I have designed, implemented and managed HP OM (OVO or Openview), NNM, OVIS,  Netview, T/EC, Concord SystemEdge, Topaz/BAC/BSM (including BPM/RUM), Freshwater SiteScope/Mercury SiteScope/HP SiteScope, and AlarmPoint/xMatters over the past 10 plus years.

When trying to set this ‘stuff’ up we have to know what is important to capture, what is of some importance to know (informational perhaps), and what you need to know right now to take immediate action on.

Over the years I’ve come to think of it in these terms

Data Collection = anything we’ve (either the customer, or us based on our ‘expertise’) determined important enough to capture and record.
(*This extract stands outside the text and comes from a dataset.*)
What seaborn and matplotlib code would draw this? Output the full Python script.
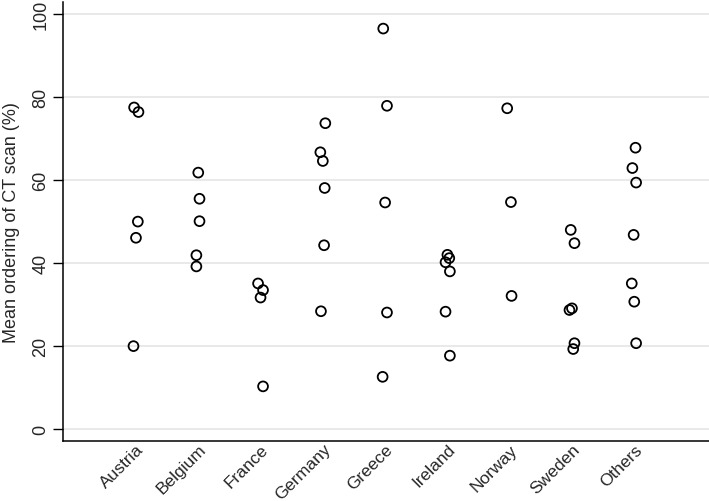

The primary source for reporting.

Examples:

  • Disk space utilization every 5 minutes (we don’t care what it is, only that we capture/record it)
  • CPU
  • Security Log entries,
  • End user emulation transaction times

Events = Any data collected that either has value for immediate action (either automated or manual) or contains information of a ‘proactive’ nature. Provides additional insight into Incident/Problem Management. Can be used by Problem to trend “events” over time.

Examples:

  • Disk space has exceeded a certain threshold (over a period of time (my preference), or occurred once) – Perhaps 50%, or 65%, or 95%
  • A security log entry of a particular type
  • End user emulation transactions have failed – from one location or maybe all locations (over a period of time (my preference), or occurred once)

Alerts = Any event that meets or exceeds defined thresholds that require immediate attention/action by ‘service providers’ (sys admins, DBAs, network engineers, product managers, service managers, service desk). Indicators of Incidents and/or Problems.

  • Disk space has exceeded a certain threshold – usually something high like 95% and most always over a period of time (to avoid the “false positive”)
  • A security log entry of a particular type
  • End user emulation transactions have failed – usually from more than 1 location and for a period of time.

So, I think of it like this: Alert must first be an Event which must first be Data that is collected.

  • Data collection > Events > Alerts
  • Lots of things > Some things > Few things

Not all Data collected is worthy to be an Event – I just want to log CPU over time so I can graph it later

Not all Events are worthy to be an Alert – CPU spiked once on one web server (although if it happens every day, perhaps Prob Mgmt using reports on Events can see this an investigate)
All Alerts should create Incidents and/or Problem tickets. Something is really messed up (or is soon to be) requiring immediate (or near immediate) action/work.

Works for me anyway .